Signed in the midst of the Korean War, the San Francisco Peace Treaty gave Japan a truncated peace and limited latitude to deal with the Communist world. Despite their professed commitment to an open international order, US officials restricted Japan’s engagement with its Communist neighbors and channeled its relations to that part of the world where Americans exercised decisive military, political, economic, and ideological influence. With varying degrees of enthusiasm, Japan’s postwar conservative leaders maneuvered within these structural constraints. There were occasional challenges and minor revolts, but in this period Japan did not break free of the dual "protective" umbrella ofUS nuclear superiority and dollar hegemony. The Bretton Woods system delivered to Japan capitalist plenty and consumer affluence, as Washington promised it would, and Japan quickly evolved from a militaristic empire to a modulated democracy with increasing political pluralism.
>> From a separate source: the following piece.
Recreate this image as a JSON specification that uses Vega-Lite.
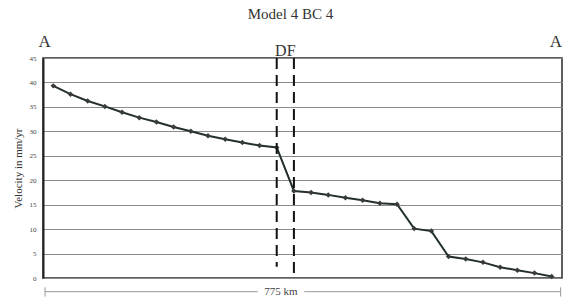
{
  "$schema": "https://vega.github.io/schema/vega-lite/v6.json",
  "width": 519,
  "height": 220,
  "autosize": {"type": "none"},
  "padding": {"left": 43, "top": 58, "right": 2, "bottom": 21},
  "background": "white",
  "config": {
    "font": "Liberation Serif",
    "view": {"stroke": "#2a2a2a", "strokeWidth": 1.5}
  },
  "title": {"text": "Model 4 BC 4", "font": "Liberation Serif", "fontSize": 15, "fontWeight": "normal", "color": "#333", "offset": 11, "dx": -12},
  "datasets": {
    "pts": [
      {"i": 0, "v": 39.3}, {"i": 1, "v": 37.6}, {"i": 2, "v": 36.2}, {"i": 3, "v": 35.1},
      {"i": 4, "v": 33.9}, {"i": 5, "v": 32.8}, {"i": 6, "v": 31.9}, {"i": 7, "v": 30.9},
      {"i": 8, "v": 30.0}, {"i": 9, "v": 29.1}, {"i": 10, "v": 28.4}, {"i": 11, "v": 27.7},
      {"i": 12, "v": 27.1}, {"i": 13, "v": 26.7}, {"i": 14, "v": 17.8}, {"i": 15, "v": 17.5},
      {"i": 16, "v": 17.0}, {"i": 17, "v": 16.4}, {"i": 18, "v": 15.9}, {"i": 19, "v": 15.3},
      {"i": 20, "v": 15.1}, {"i": 21, "v": 10.1}, {"i": 22, "v": 9.6}, {"i": 23, "v": 4.4},
      {"i": 24, "v": 3.9}, {"i": 25, "v": 3.2}, {"i": 26, "v": 2.2}, {"i": 27, "v": 1.6},
      {"i": 28, "v": 1.0}, {"i": 29, "v": 0.3}
    ],
    "faults": [
      {"i": 13, "top": 45, "bot": 2.3},
      {"i": 14, "top": 45, "bot": 0}
    ],
    "labels": [
      {"i": -0.5, "v": 48.3, "t": "A", "s": 17},
      {"i": 29.25, "v": 48.3, "t": "A", "s": 17},
      {"i": 13.5, "v": 46.5, "t": "DF", "s": 16}
    ],
    "bracket": [
      {"a": -0.48, "b": 11.9, "y": -2.8},
      {"a": 14.6, "b": 29.52, "y": -2.8}
    ],
    "ends": [
      {"a": -0.48, "y1": -1.9, "y2": -3.8},
      {"a": 29.52, "y1": -1.9, "y2": -3.8}
    ],
    "km": [{"i": 13.25, "y": -2.8, "t": "775 km"}]
  },
  "resolve": {"axis": {"y": "shared"}},
  "layer": [
    {
      "data": {"name": "pts"},
      "mark": {"type": "line", "color": "#23302e", "strokeWidth": 2},
      "encoding": {
        "x": {"field": "i", "type": "quantitative", "scale": {"domain": [-0.6, 29.6], "nice": false, "zero": false}, "axis": null},
        "y": {"field": "v", "type": "quantitative", "scale": {"domain": [0, 45], "nice": false},
          "axis": {"values": [0, 5, 10, 15, 20, 25, 30, 35, 40, 45], "tickCount": 10, "grid": true, "gridColor": "#8a8a8a", "gridWidth": 1, "gridOpacity": 1,
            "domain": true, "domainColor": "#222", "domainWidth": 2, "ticks": false, "labelFontSize": 7, "labelColor": "#444",
            "labelFont": "Liberation Serif", "labelPadding": 7, "labelOverlap": false, "labelBound": false,
            "title": "Velocity in mm/yr", "titleFont": "Liberation Serif", "titleFontSize": 11, "titleFontWeight": "normal", "titleColor": "#333", "titlePadding": 6}}
      }
    },
    {
      "data": {"name": "pts"},
      "mark": {"type": "point", "shape": "diamond", "filled": true, "color": "#3a3a3a", "size": 30, "opacity": 1},
      "encoding": {
        "x": {"field": "i", "type": "quantitative"},
        "y": {"field": "v", "type": "quantitative",
          "axis": {"values": [0, 5, 10, 15, 20, 25, 30, 35, 40, 45], "tickCount": 10, "grid": true, "gridColor": "#8a8a8a", "gridWidth": 1, "gridOpacity": 1,
            "domain": true, "domainColor": "#222", "domainWidth": 2, "ticks": false, "labelFontSize": 7, "labelColor": "#444",
            "labelFont": "Liberation Serif", "labelPadding": 7, "labelOverlap": false, "labelBound": false,
            "title": "Velocity in mm/yr", "titleFont": "Liberation Serif", "titleFontSize": 11, "titleFontWeight": "normal", "titleColor": "#333", "titlePadding": 6}}
      }
    },
    {
      "data": {"name": "faults"},
      "mark": {"type": "rule", "color": "#111", "strokeWidth": 2, "strokeDash": [11, 6]},
      "encoding": {
        "x": {"field": "i", "type": "quantitative"},
        "y": {"field": "top", "type": "quantitative",
          "axis": {"values": [0, 5, 10, 15, 20, 25, 30, 35, 40, 45], "tickCount": 10, "grid": true, "gridColor": "#8a8a8a", "gridWidth": 1, "gridOpacity": 1,
            "domain": true, "domainColor": "#222", "domainWidth": 2, "ticks": false, "labelFontSize": 7, "labelColor": "#444",
            "labelFont": "Liberation Serif", "labelPadding": 7, "labelOverlap": false, "labelBound": false,
            "title": "Velocity in mm/yr", "titleFont": "Liberation Serif", "titleFontSize": 11, "titleFontWeight": "normal", "titleColor": "#333", "titlePadding": 6}},
        "y2": {"field": "bot"}
      }
    },
    {
      "data": {"name": "labels"},
      "mark": {"type": "text", "font": "Liberation Serif", "color": "#333", "baseline": "middle", "align": "center", "clip": false},
      "encoding": {
        "x": {"field": "i", "type": "quantitative"},
        "y": {"field": "v", "type": "quantitative",
          "axis": {"values": [0, 5, 10, 15, 20, 25, 30, 35, 40, 45], "tickCount": 10, "grid": true, "gridColor": "#8a8a8a", "gridWidth": 1, "gridOpacity": 1,
            "domain": true, "domainColor": "#222", "domainWidth": 2, "ticks": false, "labelFontSize": 7, "labelColor": "#444",
            "labelFont": "Liberation Serif", "labelPadding": 7, "labelOverlap": false, "labelBound": false,
            "title": "Velocity in mm/yr", "titleFont": "Liberation Serif", "titleFontSize": 11, "titleFontWeight": "normal", "titleColor": "#333", "titlePadding": 6}},
        "text": {"field": "t"},
        "size": {"field": "s", "type": "quantitative", "scale": null}
      }
    },
    {
      "data": {"name": "bracket"},
      "mark": {"type": "rule", "color": "#999", "strokeWidth": 1},
      "encoding": {
        "x": {"field": "a", "type": "quantitative"},
        "x2": {"field": "b"},
        "y": {"field": "y", "type": "quantitative",
          "axis": {"values": [0, 5, 10, 15, 20, 25, 30, 35, 40, 45], "tickCount": 10, "grid": true, "gridColor": "#8a8a8a", "gridWidth": 1, "gridOpacity": 1,
            "domain": true, "domainColor": "#222", "domainWidth": 2, "ticks": false, "labelFontSize": 7, "labelColor": "#444",
            "labelFont": "Liberation Serif", "labelPadding": 7, "labelOverlap": false, "labelBound": false,
            "title": "Velocity in mm/yr", "titleFont": "Liberation Serif", "titleFontSize": 11, "titleFontWeight": "normal", "titleColor": "#333", "titlePadding": 6}}
      }
    },
    {
      "data": {"name": "ends"},
      "mark": {"type": "rule", "color": "#999", "strokeWidth": 1},
      "encoding": {
        "x": {"field": "a", "type": "quantitative"},
        "y": {"field": "y1", "type": "quantitative",
          "axis": {"values": [0, 5, 10, 15, 20, 25, 30, 35, 40, 45], "tickCount": 10, "grid": true, "gridColor": "#8a8a8a", "gridWidth": 1, "gridOpacity": 1,
            "domain": true, "domainColor": "#222", "domainWidth": 2, "ticks": false, "labelFontSize": 7, "labelColor": "#444",
            "labelFont": "Liberation Serif", "labelPadding": 7, "labelOverlap": false, "labelBound": false,
            "title": "Velocity in mm/yr", "titleFont": "Liberation Serif", "titleFontSize": 11, "titleFontWeight": "normal", "titleColor": "#333", "titlePadding": 6}},
        "y2": {"field": "y2"}
      }
    },
    {
      "data": {"name": "km"},
      "mark": {"type": "text", "font": "Liberation Serif", "fontSize": 11, "color": "#444", "baseline": "middle", "align": "center"},
      "encoding": {
        "x": {"field": "i", "type": "quantitative"},
        "y": {"field": "y", "type": "quantitative",
          "axis": {"values": [0, 5, 10, 15, 20, 25, 30, 35, 40, 45], "tickCount": 10, "grid": true, "gridColor": "#8a8a8a", "gridWidth": 1, "gridOpacity": 1,
            "domain": true, "domainColor": "#222", "domainWidth": 2, "ticks": false, "labelFontSize": 7, "labelColor": "#444",
            "labelFont": "Liberation Serif", "labelPadding": 7, "labelOverlap": false, "labelBound": false,
            "title": "Velocity in mm/yr", "titleFont": "Liberation Serif", "titleFontSize": 11, "titleFontWeight": "normal", "titleColor": "#333", "titlePadding": 6}},
        "text": {"field": "t"}
      }
    }
  ]
}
But, because Japan failed to hold itself accountable to the victims of its wartime aggression in Asia and because the United States placed an overriding priority on Japan’s economic recovery and the entrenchment of conservative rulers, Japan’s full reconciliation with Asia remained a distant dream. In reaching out to the newly independent and non-aligned nations of Asia in the mid-1950s, Japan had an opportunity, however tenuous, to bring together the two parts of the continent rent asunder by the 1950 Sino-Soviet Alliance and the 1951 US-Japan Security Treaty. In the end, however, Tokyo elected to stay in its alliance of convenience with a powerful United States and chose the path to economic prosperity.